• REQUEST
Will you give the material below again, every line exactly as it is?

• DATA EXTRACT
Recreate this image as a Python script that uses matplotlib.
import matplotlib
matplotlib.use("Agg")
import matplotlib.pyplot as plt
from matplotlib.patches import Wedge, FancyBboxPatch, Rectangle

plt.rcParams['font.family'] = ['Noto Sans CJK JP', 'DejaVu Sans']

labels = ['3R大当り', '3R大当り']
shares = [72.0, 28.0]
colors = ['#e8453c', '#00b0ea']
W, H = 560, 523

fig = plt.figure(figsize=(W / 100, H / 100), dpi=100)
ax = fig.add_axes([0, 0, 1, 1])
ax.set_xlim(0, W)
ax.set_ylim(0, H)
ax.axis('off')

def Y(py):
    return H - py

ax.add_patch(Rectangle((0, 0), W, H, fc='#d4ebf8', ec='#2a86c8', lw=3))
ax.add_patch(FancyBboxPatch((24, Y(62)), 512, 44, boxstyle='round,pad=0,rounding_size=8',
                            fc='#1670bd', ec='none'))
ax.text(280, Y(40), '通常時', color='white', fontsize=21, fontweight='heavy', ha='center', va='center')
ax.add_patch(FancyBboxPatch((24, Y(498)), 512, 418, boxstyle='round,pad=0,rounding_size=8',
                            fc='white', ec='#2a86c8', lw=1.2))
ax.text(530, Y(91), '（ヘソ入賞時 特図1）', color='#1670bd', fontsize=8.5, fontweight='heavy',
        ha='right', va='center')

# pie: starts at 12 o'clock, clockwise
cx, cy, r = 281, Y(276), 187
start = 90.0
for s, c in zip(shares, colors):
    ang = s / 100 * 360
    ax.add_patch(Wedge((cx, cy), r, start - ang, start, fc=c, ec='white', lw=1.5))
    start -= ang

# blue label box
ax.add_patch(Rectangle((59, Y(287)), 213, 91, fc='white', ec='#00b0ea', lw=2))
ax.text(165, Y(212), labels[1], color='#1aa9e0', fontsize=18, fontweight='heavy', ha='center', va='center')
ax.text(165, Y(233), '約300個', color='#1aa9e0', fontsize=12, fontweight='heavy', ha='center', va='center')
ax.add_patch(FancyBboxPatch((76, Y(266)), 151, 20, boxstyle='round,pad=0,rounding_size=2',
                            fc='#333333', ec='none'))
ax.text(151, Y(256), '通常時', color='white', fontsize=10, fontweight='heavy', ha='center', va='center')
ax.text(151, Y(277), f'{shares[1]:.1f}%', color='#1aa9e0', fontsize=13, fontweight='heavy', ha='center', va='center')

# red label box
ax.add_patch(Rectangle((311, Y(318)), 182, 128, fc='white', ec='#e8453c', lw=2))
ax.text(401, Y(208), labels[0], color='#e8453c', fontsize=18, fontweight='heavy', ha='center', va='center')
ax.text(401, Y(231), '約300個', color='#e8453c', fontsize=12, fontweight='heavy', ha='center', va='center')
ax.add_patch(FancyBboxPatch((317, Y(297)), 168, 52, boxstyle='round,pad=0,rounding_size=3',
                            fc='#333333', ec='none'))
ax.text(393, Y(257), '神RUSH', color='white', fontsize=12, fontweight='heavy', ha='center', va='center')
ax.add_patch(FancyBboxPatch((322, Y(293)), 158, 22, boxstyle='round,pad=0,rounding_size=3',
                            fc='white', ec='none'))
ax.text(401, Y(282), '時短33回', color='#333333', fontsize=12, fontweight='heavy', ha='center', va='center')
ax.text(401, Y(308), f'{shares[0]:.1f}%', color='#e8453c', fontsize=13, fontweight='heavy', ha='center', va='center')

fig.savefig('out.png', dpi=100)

• TASK OUTPUT
Recreate this image as a Python script that uses matplotlib.
import matplotlib
matplotlib.use("Agg")
import matplotlib.pyplot as plt
from matplotlib.patches import Wedge, FancyBboxPatch, Rectangle

plt.rcParams['font.family'] = ['Noto Sans CJK JP', 'DejaVu Sans']

labels = ['3R大当り', '3R大当り']
shares = [72.0, 28.0]
colors = ['#e8453c', '#00b0ea']
W, H = 560, 523

fig = plt.figure(figsize=(W / 100, H / 100), dpi=100)
ax = fig.add_axes([0, 0, 1, 1])
ax.set_xlim(0, W)
ax.set_ylim(0, H)
ax.axis('off')

def Y(py):
    return H - py

ax.add_patch(Rectangle((0, 0), W, H, fc='#d4ebf8', ec='#2a86c8', lw=3))
ax.add_patch(FancyBboxPatch((24, Y(62)), 512, 44, boxstyle='round,pad=0,rounding_size=8',
                            fc='#1670bd', ec='none'))
ax.text(280, Y(40), '通常時', color='white', fontsize=21, fontweight='heavy', ha='center', va='center')
ax.add_patch(FancyBboxPatch((24, Y(498)), 512, 418, boxstyle='round,pad=0,rounding_size=8',
                            fc='white', ec='#2a86c8', lw=1.2))
ax.text(530, Y(91), '（ヘソ入賞時 特図1）', color='#1670bd', fontsize=8.5, fontweight='heavy',
        ha='right', va='center')

# pie: starts at 12 o'clock, clockwise
cx, cy, r = 281, Y(276), 187
start = 90.0
for s, c in zip(shares, colors):
    ang = s / 100 * 360
    ax.add_patch(Wedge((cx, cy), r, start - ang, start, fc=c, ec='white', lw=1.5))
    start -= ang

# blue label box
ax.add_patch(Rectangle((59, Y(287)), 213, 91, fc='white', ec='#00b0ea', lw=2))
ax.text(165, Y(212), labels[1], color='#1aa9e0', fontsize=18, fontweight='heavy', ha='center', va='center')
ax.text(165, Y(233), '約300個', color='#1aa9e0', fontsize=12, fontweight='heavy', ha='center', va='center')
ax.add_patch(FancyBboxPatch((76, Y(266)), 151, 20, boxstyle='round,pad=0,rounding_size=2',
                            fc='#333333', ec='none'))
ax.text(151, Y(256), '通常時', color='white', fontsize=10, fontweight='heavy', ha='center', va='center')
ax.text(151, Y(277), f'{shares[1]:.1f}%', color='#1aa9e0', fontsize=13, fontweight='heavy', ha='center', va='center')

# red label box
ax.add_patch(Rectangle((311, Y(318)), 182, 128, fc='white', ec='#e8453c', lw=2))
ax.text(401, Y(208), labels[0], color='#e8453c', fontsize=18, fontweight='heavy', ha='center', va='center')
ax.text(401, Y(231), '約300個', color='#e8453c', fontsize=12, fontweight='heavy', ha='center', va='center')
ax.add_patch(FancyBboxPatch((317, Y(297)), 168, 52, boxstyle='round,pad=0,rounding_size=3',
                            fc='#333333', ec='none'))
ax.text(393, Y(257), '神RUSH', color='white', fontsize=12, fontweight='heavy', ha='center', va='center')
ax.add_patch(FancyBboxPatch((322, Y(293)), 158, 22, boxstyle='round,pad=0,rounding_size=3',
                            fc='white', ec='none'))
ax.text(401, Y(282), '時短33回', color='#333333', fontsize=12, fontweight='heavy', ha='center', va='center')
ax.text(401, Y(308), f'{shares[0]:.1f}%', color='#e8453c', fontsize=13, fontweight='heavy', ha='center', va='center')

fig.savefig('out.png', dpi=100)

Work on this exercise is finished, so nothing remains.